Instructions for the task:
From the first line of the data below through the line holding "from matplotlib import font_manager", output each line exactly and leave the pictures out.

[begin Material shown]

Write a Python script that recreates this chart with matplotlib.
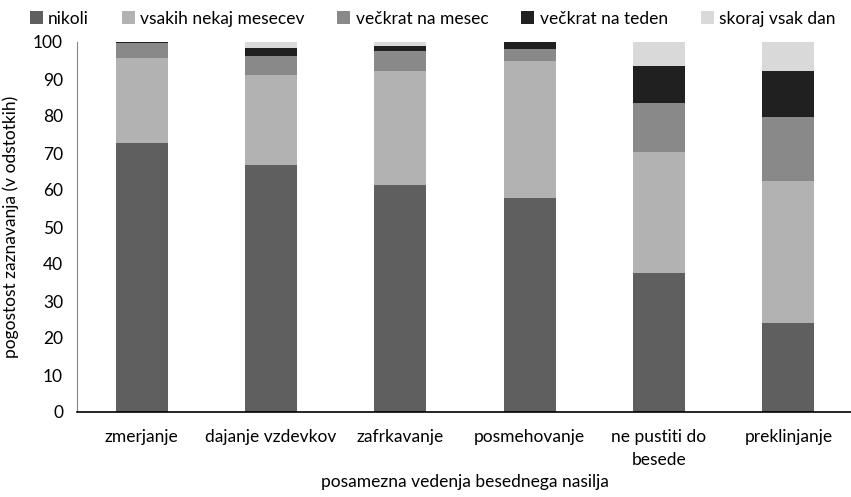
import numpy as np
import matplotlib.pyplot as plt
from matplotlib import font_manager

# kategorije in vrednosti (v odstotkih)
kategorije = ['zmerjanje', 'dajanje vzdevkov', 'zafrkavanje', 'posmehovanje',
              'ne pustiti do\nbesede', 'preklinjanje']
serije = ['nikoli', 'vsakih nekaj mesecev', 'večkrat na mesec',
          'večkrat na teden', 'skoraj vsak dan']
nikoli = [72.8, 66.8, 61.3, 57.8, 37.7, 24.0]
vsakih_nekaj_mesecev = [23.0, 24.3, 30.8, 37.1, 32.6, 38.5]
veckrat_na_mesec = [3.8, 5.2, 5.5, 3.1, 13.2, 17.3]
veckrat_na_teden = [0.4, 2.2, 1.4, 2.0, 10.0, 12.3]
skoraj_vsak_dan = [0.0, 1.5, 1.0, 0.0, 6.5, 7.9]
barve = ['#5f5f5f', '#b2b2b2', '#898989', '#202020', '#d9d9d9']

names = {f.name for f in font_manager.fontManager.ttflist}
fam = 'Liberation Sans Narrow' if 'Liberation Sans Narrow' in names else 'Lato'
plt.rcParams['font.family'] = [fam, 'DejaVu Sans']
fs = 12.5

fig = plt.figure(figsize=(8.51, 4.97), dpi=100)
ax = fig.add_axes([77 / 851, 85 / 497, 776 / 851, 370 / 497])

x = np.arange(len(kategorije))
dno = np.zeros(len(kategorije))
for ime, vals, c in zip(serije, [nikoli, vsakih_nekaj_mesecev, veckrat_na_mesec,
                                  veckrat_na_teden, skoraj_vsak_dan], barve):
    ax.bar(x, vals, 0.4, bottom=dno, color=c, label=ime)
    dno += np.array(vals)

ax.set_xlim(-0.5, 5.5)
ax.set_ylim(0, 100)
ax.set_yticks(range(0, 101, 10))
ax.set_xticks(x)
ax.set_xticklabels(kategorije, fontsize=fs, linespacing=1.6)
ax.tick_params(axis='y', labelsize=fs, length=0, pad=10)
ax.tick_params(axis='x', length=0, pad=12)
for s in ['top', 'right']:
    ax.spines[s].set_visible(False)
ax.spines['left'].set_color('#868686')
ax.spines['bottom'].set_color('black')
ax.spines['bottom'].set_linewidth(1.2)

ax.set_ylabel('pogostost zaznavanja (v odstotkih)', fontsize=fs, labelpad=10)
ax.set_xlabel('posamezna vedenja besednega nasilja', fontsize=fs, labelpad=4)

fig.legend(loc='upper right', bbox_to_anchor=(1.0, 1.01), ncol=5, frameon=False,
           fontsize=fs, handlelength=0.75, handleheight=0.75, handletextpad=0.3,
           columnspacing=1.9)

plt.savefig('out.png', dpi=100)
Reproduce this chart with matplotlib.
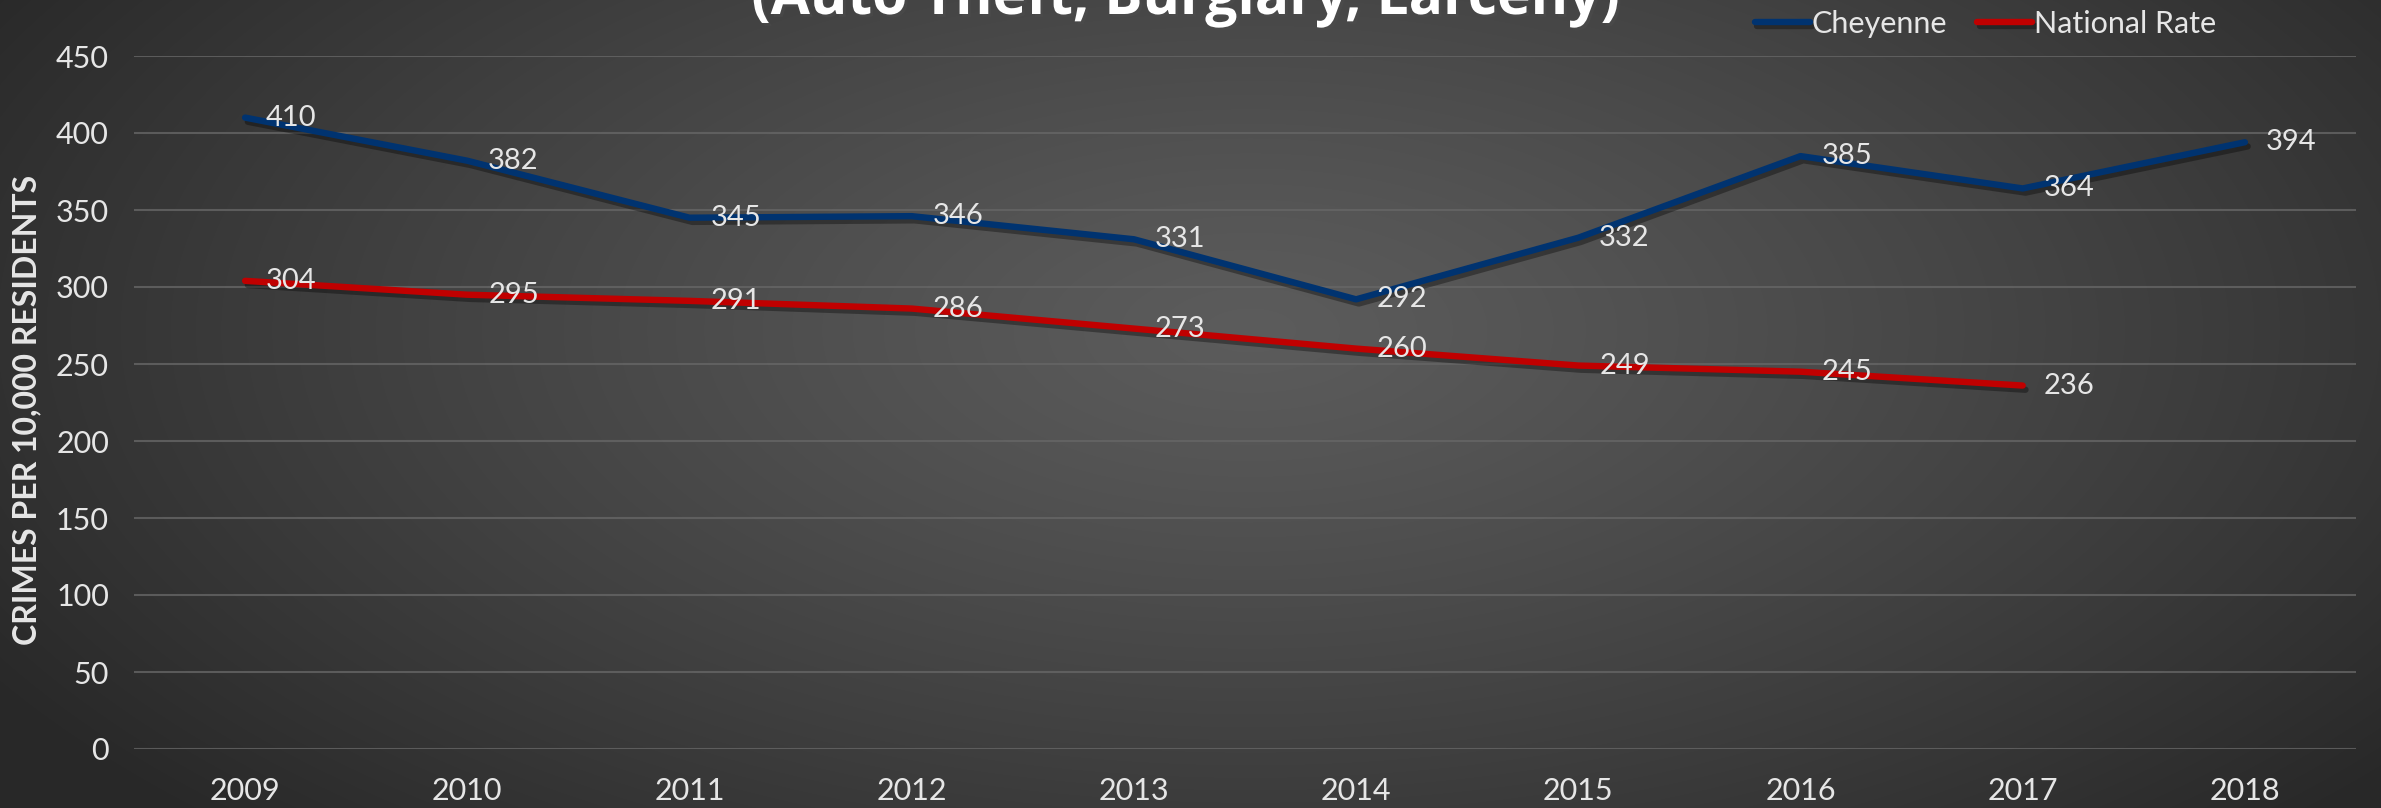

[end Material shown]

Result of the exercise:
Write a Python script that recreates this chart with matplotlib.
import numpy as np
import matplotlib.pyplot as plt
from matplotlib import font_manager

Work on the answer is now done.